Sevgi, Mevlâna’nın dediği gibi olsa da, yaşamın bir kestirme yolu değildir. Sevgiye ermek, birikim ve emek ister. Sevgi, gişeden mutluluğa alınabilecek bir bilet değildir. Sevgiye ulaşabilmek için önce saygı ve hoşgörü istasyonlarından geçmek gerekir. Saygı ve hoşgörü birikimine sahip olmak ise çocukluktan başlayarak öğrenilmesi gereken değerlerdir. Yunus’ta gözlediğimiz sevgi ana fikrinin, saygı ve hoşgörüden oluşan verimli bir kültür toprağı üzerine yeşerdiğini izleyebilirsiniz.

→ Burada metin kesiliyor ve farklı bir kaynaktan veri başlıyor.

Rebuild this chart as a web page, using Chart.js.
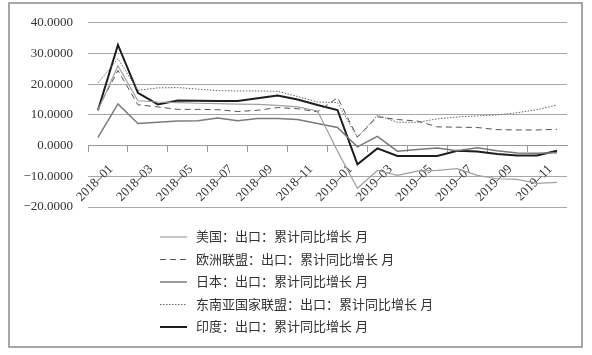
<!DOCTYPE html>
<html>
<head>
<meta charset="utf-8">
<script src="https://cdn.jsdelivr.net/npm/chart.js@4/dist/chart.umd.min.js"></script>
<style>
html,body{margin:0;padding:0;background:#fff;}
#wrap{position:relative;width:592px;height:355px;}
</style>
</head>
<body>
<div id="wrap"><canvas id="c" width="592" height="355"></canvas></div>
<script>
const categories = ["2018–01","2018–02","2018–03","2018–04","2018–05","2018–06","2018–07","2018–08","2018–09","2018–10","2018–11","2018–12",
                    "2019–01","2019–02","2019–03","2019–04","2019–05","2019–06","2019–07","2019–08","2019–09","2019–10","2019–11","2019–12"];
const seriesNames = ["美国：出口：累计同比增长 月","欧洲联盟：出口：累计同比增长 月","日本：出口：累计同比增长 月","东南亚国家联盟：出口：累计同比增长 月","印度：出口：累计同比增长 月"];
const usa   = [11.5, 26.0, 14.6, 14.2, 14.0, 13.8, 13.7, 13.5, 13.4, 13.1, 12.6, 11.3, -1.8, -13.9, -8.1, -9.7, -8.3, -8.1, -7.5, -9.7, -10.8, -11.0, -12.3, -12.0];
const eu    = [12.0, 24.5, 13.3, 12.6, 11.8, 11.8, 11.7, 11.1, 11.5, 12.4, 12.0, 11.0, 15.6, 2.8, 9.4, 8.5, 8.0, 6.1, 6.0, 5.9, 5.2, 5.1, 5.1, 5.3];
const japan = [2.7, 13.6, 7.2, 7.6, 8.0, 8.1, 9.0, 8.1, 8.8, 8.8, 8.5, 7.2, 5.9, -0.4, 3.0, -1.8, -1.3, -0.8, -1.7, -0.7, -1.7, -2.4, -2.5, -2.3];
const asean = [20.4, 28.3, 18.0, 18.8, 18.9, 18.4, 17.9, 17.8, 17.8, 17.7, 16.0, 14.2, 14.0, 2.7, 9.9, 7.6, 7.6, 8.7, 9.3, 9.7, 10.0, 10.7, 11.7, 13.2];
const india = [11.5, 32.8, 17.2, 13.4, 14.7, 14.6, 14.5, 14.5, 15.4, 16.3, 15.0, 13.2, 11.6, -6.1, -0.9, -3.4, -3.4, -3.4, -1.7, -1.9, -2.7, -3.2, -3.2, -1.7];
const yTicks = [-20, -10, 0, 10, 20, 30, 40];

const FONT = "'Liberation Serif', 'Noto Sans CJK SC', serif";
Chart.defaults.font.family = FONT;
Chart.defaults.color = '#333';

const framePlugin = {
  id: 'frame',
  beforeDraw(chart) {
    const ctx = chart.ctx;
    ctx.save();
    ctx.fillStyle = '#fff';
    ctx.fillRect(0, 0, chart.width, chart.height);
    ctx.strokeStyle = '#8a8a8a';
    ctx.lineWidth = 1.5;
    ctx.strokeRect(9, 3, 573, 344);
    ctx.restore();
  }
};

const legendPlugin = {
  id: 'vlegend',
  afterDraw(chart) {
    const ctx = chart.ctx;
    ctx.save();
    chart.data.datasets.forEach((ds, i) => {
      const y = 237 + i * 22.5;
      ctx.beginPath();
      ctx.strokeStyle = ds.borderColor;
      ctx.lineWidth = ds.borderWidth;
      ctx.setLineDash(ds.borderDash || []);
      ctx.moveTo(160, y);
      ctx.lineTo(187, y);
      ctx.stroke();
      ctx.setLineDash([]);
      ctx.fillStyle = '#333';
      ctx.font = "13px " + FONT;
      ctx.textBaseline = 'middle';
      ctx.textAlign = 'left';
      ctx.fillText(ds.label, 196, y + 1);
    });
    ctx.restore();
  }
};

const styles = [
  {color: '#a0a0a0', width: 1.2, dash: []},
  {color: '#555555', width: 1, dash: [6, 4]},
  {color: '#7a7a7a', width: 1.5, dash: []},
  {color: '#666666', width: 1, dash: [1.5, 1.5]},
  {color: '#1e1e1e', width: 2, dash: []}
];
const values = [usa, eu, japan, asean, india];

new Chart(document.getElementById('c'), {
  type: 'line',
  data: {
    labels: categories,
    datasets: values.map((v, i) => ({
      label: seriesNames[i],
      data: v,
      borderColor: styles[i].color,
      borderWidth: styles[i].width,
      borderDash: styles[i].dash,
      pointRadius: 0,
      tension: 0,
      fill: false
    }))
  },
  options: {
    responsive: false,
    animation: false,
    layout: {padding: {top: 21, right: 25, bottom: 148, left: 0}},
    plugins: {legend: {display: false}, tooltip: {enabled: false}},
    scales: {
      y: {
        min: -20, max: 40,
        afterBuildTicks(scale) { scale.ticks = yTicks.map(v => ({value: v})); },
        afterFit(scale) { scale.width = 88; },
        grid: {color: '#a8a8a8', lineWidth: 1, drawTicks: false},
        border: {display: false},
        ticks: {
          padding: 15,
          font: {size: 13, family: FONT},
          color: '#333',
          callback: v => (v < 0 ? '−' : '') + Math.abs(v).toFixed(4)
        }
      },
      x: {
        type: 'category',
        position: {y: 0},
        offset: true,
        grid: {
          offset: true,
          drawOnChartArea: false,
          drawTicks: true,
          tickLength: 6,
          color: ctx => (ctx.index % 2 === 0 ? '#999' : 'rgba(0,0,0,0)')
        },
        border: {display: true, color: '#999', width: 1},
        ticks: {
          autoSkip: false,
          minRotation: 45,
          maxRotation: 45,
          padding: 10,
          labelOffset: 13,
          font: {size: 13, family: FONT},
          color: '#333',
          callback: (v, i) => (i % 2 === 0 ? categories[i] : '')
        }
      }
    }
  },
  plugins: [framePlugin, legendPlugin]
});
</script>
</body>
</html>
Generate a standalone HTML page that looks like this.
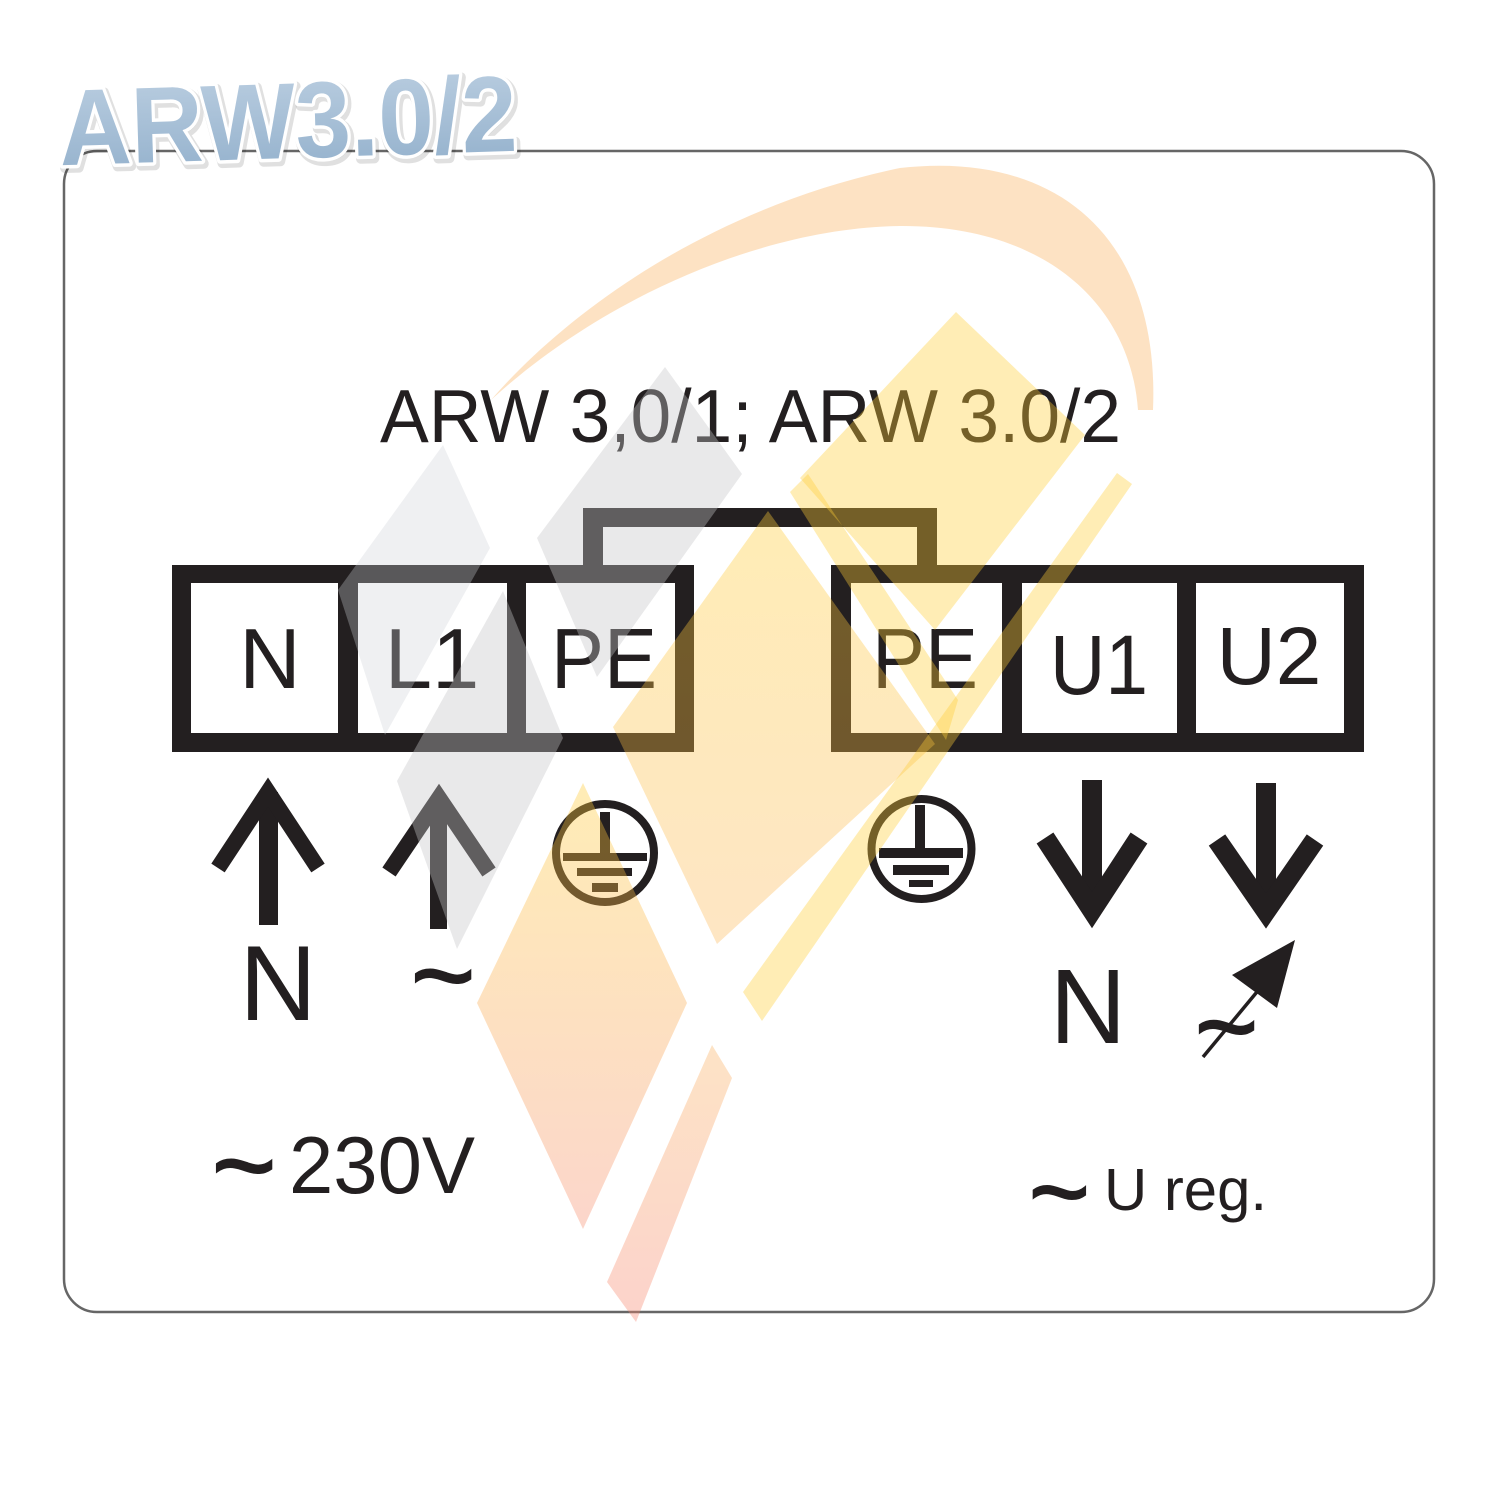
<!DOCTYPE html>
<html>
<head>
<meta charset="utf-8">
<style>
  html, body { margin: 0; padding: 0; background: #ffffff; }
  svg { display: block; }
  .t { font-family: "Liberation Sans", Arial, sans-serif; fill: #231f20; }
</style>
</head>
<body>
<svg width="1500" height="1500" viewBox="0 0 1500 1500" xmlns="http://www.w3.org/2000/svg">
  <defs>
    <linearGradient id="hdr" x1="0" y1="0" x2="0" y2="1">
      <stop offset="0" stop-color="#bdd0e2"/>
      <stop offset="1" stop-color="#91afcb"/>
    </linearGradient>
    <linearGradient id="og" x1="0" y1="0" x2="0" y2="1">
      <stop offset="0" stop-color="rgb(255,205,55)" stop-opacity="0.37"/>
      <stop offset="1" stop-color="rgb(245,140,110)" stop-opacity="0.36"/>
    </linearGradient>
    <linearGradient id="yg" x1="0" y1="0" x2="0" y2="1">
      <stop offset="0" stop-color="rgb(255,205,55)" stop-opacity="0.37"/>
      <stop offset="1" stop-color="rgb(252,180,80)" stop-opacity="0.34"/>
    </linearGradient>
    <linearGradient id="og2" x1="0" y1="0" x2="0" y2="1">
      <stop offset="0" stop-color="rgb(250,175,90)" stop-opacity="0.35"/>
      <stop offset="1" stop-color="rgb(245,130,110)" stop-opacity="0.36"/>
    </linearGradient>
  </defs>

  <rect x="0" y="0" width="1500" height="1500" fill="#ffffff"/>

  <!-- frame -->
  <rect x="64" y="151" width="1370" height="1161" rx="33" ry="33" fill="none" stroke="#666" stroke-width="2.5"/>

  <!-- header -->
  <g transform="rotate(-1.8 289 155)">
    <text x="62" y="161" font-family="Liberation Sans, Arial, sans-serif" font-weight="bold" font-size="108" textLength="458" lengthAdjust="spacingAndGlyphs" fill="#9aa" fill-opacity="0.35" stroke="#000" stroke-opacity="0.12" stroke-width="10" stroke-linejoin="round">ARW3.0/2</text>
    <text x="60" y="158" font-family="Liberation Sans, Arial, sans-serif" font-weight="bold" font-size="108" textLength="458" lengthAdjust="spacingAndGlyphs" fill="url(#hdr)" stroke="#ffffff" stroke-width="7" stroke-linejoin="round" paint-order="stroke">ARW3.0/2</text>
  </g>

  <!-- title -->
  <text class="t" x="380" y="442" font-size="75" textLength="741" lengthAdjust="spacingAndGlyphs">ARW 3,0/1; ARW 3.0/2</text>

  <!-- bridge -->
  <rect x="583" y="508" width="354" height="58" fill="#231f20"/>
  <rect x="603" y="527" width="314" height="40" fill="#ffffff"/>

  <!-- left block -->
  <rect x="172" y="565" width="522" height="187" fill="#231f20"/>
  <rect x="191" y="583" width="147" height="150" fill="#ffffff"/>
  <rect x="358" y="583" width="149" height="150" fill="#ffffff"/>
  <rect x="526" y="583" width="149" height="150" fill="#ffffff"/>

  <!-- right block -->
  <rect x="831" y="565" width="533" height="187" fill="#231f20"/>
  <rect x="851" y="583" width="151" height="150" fill="#ffffff"/>
  <rect x="1022" y="583" width="155" height="150" fill="#ffffff"/>
  <rect x="1196" y="583" width="148" height="150" fill="#ffffff"/>

  <!-- box labels -->
  <text class="t" x="270" y="688" font-size="85" text-anchor="middle">N</text>
  <text class="t" x="432" y="688" font-size="85" text-anchor="middle">L1</text>
  <text class="t" x="604" y="688" font-size="85" text-anchor="middle" textLength="106" lengthAdjust="spacingAndGlyphs">PE</text>
  <text class="t" x="925" y="688" font-size="85" text-anchor="middle" textLength="106" lengthAdjust="spacingAndGlyphs">PE</text>
  <text class="t" x="1099" y="694" font-size="84" text-anchor="middle" textLength="98" lengthAdjust="spacingAndGlyphs">U1</text>
  <text class="t" x="1269" y="684" font-size="82" text-anchor="middle">U2</text>

  <!-- arrows -->
  <g fill="#231f20">
    <rect x="259" y="792" width="19" height="133"/>
    <rect x="430" y="798" width="17" height="131"/>
    <rect x="1082" y="780" width="20" height="125"/>
    <rect x="1256" y="783" width="20" height="125"/>
  </g>
  <g fill="none" stroke="#231f20" stroke-miterlimit="10">
    <polyline points="218,868 268,792 318,868" stroke-width="16"/>
    <polyline points="389,872 439,798 489,872" stroke-width="16"/>
    <polyline points="1045,838 1092,910 1139,838" stroke-width="20"/>
    <polyline points="1217,840 1266,911 1315,840" stroke-width="20"/>
  </g>

  <!-- earth symbols -->
  <g fill="#231f20">
    <circle cx="605" cy="853" r="49" fill="none" stroke="#231f20" stroke-width="8"/>
    <rect x="600" y="812" width="10" height="45"/>
    <rect x="563" y="853" width="84" height="8"/>
    <rect x="577" y="868" width="55" height="8"/>
    <rect x="592" y="883" width="26" height="9"/>

    <circle cx="921.5" cy="849" r="50" fill="none" stroke="#231f20" stroke-width="8"/>
    <rect x="915" y="805" width="10" height="46"/>
    <rect x="879" y="848" width="84" height="10"/>
    <rect x="893" y="865" width="56" height="10"/>
    <rect x="909" y="880" width="24" height="7"/>
  </g>

  <!-- arrow labels -->
  <text class="t" x="278" y="1020" font-size="107" text-anchor="middle">N</text>
  <text class="t" x="411" y="1013" font-size="110" stroke="#231f20" stroke-width="2">~</text>
  <text class="t" x="1088" y="1043" font-size="106" text-anchor="middle">N</text>

  <!-- variable symbol -->
  <text class="t" x="1195" y="1063" font-size="108" stroke="#231f20" stroke-width="2">~</text>
  <line x1="1203" y1="1057" x2="1266" y2="981" stroke="#231f20" stroke-width="3.5"/>
  <polygon points="1295,940 1232,975 1277,1008" fill="#231f20"/>

  <!-- bottom labels -->
  <text class="t" x="212" y="1203" font-size="110" stroke="#231f20" stroke-width="2">~</text>
  <text class="t" x="289" y="1193" font-size="81" textLength="186" lengthAdjust="spacingAndGlyphs">230V</text>
  <text class="t" x="1029" y="1227" font-size="104" stroke="#231f20" stroke-width="2">~</text>
  <text class="t" x="1104" y="1210" font-size="59" textLength="163" lengthAdjust="spacingAndGlyphs">U reg.</text>

  <!-- watermark overlay -->
  <g>
    <path d="M491,400 C560,320 700,210 900,168 C1060,150 1160,240 1153,410 L1138,410 C1130,300 1040,225 900,226 C760,228 600,300 491,400 Z" fill="rgb(250,175,90)" fill-opacity="0.36"/>
    <polygon points="443,445 490,548 385,735 338,590" fill="rgb(205,208,214)" fill-opacity="0.32"/>
    <polygon points="665,367 742,474 597,677 537,538" fill="rgb(197,197,200)" fill-opacity="0.38"/>
    <polygon points="503,591 563,738 457,949 397,781" fill="rgb(197,197,200)" fill-opacity="0.38"/>
    <polygon points="956,312 1085,435 935,630 800,478" fill="rgb(255,205,55)" fill-opacity="0.37"/>
    <polygon points="790,492 808,474 958,700 946,740" fill="rgb(255,205,55)" fill-opacity="0.37"/>
    <polygon points="768,511 935,744 717,944 613,727" fill="url(#yg)"/>
    <polygon points="1117,473 1132,484 762,1021 743,992" fill="rgb(255,205,55)" fill-opacity="0.37"/>
    <polygon points="583,783 687,1003 583,1229 477,1003" fill="url(#og)"/>
    <polygon points="712,1045 732,1078 636,1322 607,1282" fill="url(#og2)"/>
  </g>
</svg>
</body>
</html>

Yunus’un mistik havasını, bir yaşamsal pasifizm olarak algılayanlar olabilir. Bu yanılsama, onun işaret ettiği değerleri gözden kaçırmak anlamına gelir. Yunus, yukarıda sözünü ettiğim gibi, öncelikle bilginin ve buna bağlı soyutlanmış (ama içselleştirilmiş) sevginin değerini ve önemini vurgular. Yaşadığı yıllarda Anadolu’nun ağır koşullarına rağmen var olmayı, bilgiye ulaşmayı ve sevgiyi paylaşmayı denemiş ve dile getirmiştir. Böyle baktığımda “Koşullar ağır da olsa; sevgi, mücadeledir” diye düşünüyorum.

Yunus Emre’nin anlattığı sevginin farklılığı şuradadır. Gerçek sevgi, “iyilik gördüm” diye artmaz; çıkarları ve beklentileri yoktur. Gerçek sevgi, “zarar gördüm” diye azalmaz; bunu kendine açıklar ve gerekli dersleri çıkarır. İşte bu nedenle “Sevgi, iyi zamanlarda ve zor zamanlarda yaşamdan dersler çıkarmaktır” diye düşünüyorum.

Benim Yunus’tan aldığım derslerden birisi şudur: “İnsan; kırgınlılığa, öfkeye ve intikam duygusuna sarılmamalı. Bu sarılganlık, insanın yaşam sevinci ve enerjisini tüketirken, kişiyi sevginin huzurlu dünyasından da uzaklaştırır. Sevgisiz bir dünyayı ise hayal bile etmemeli.”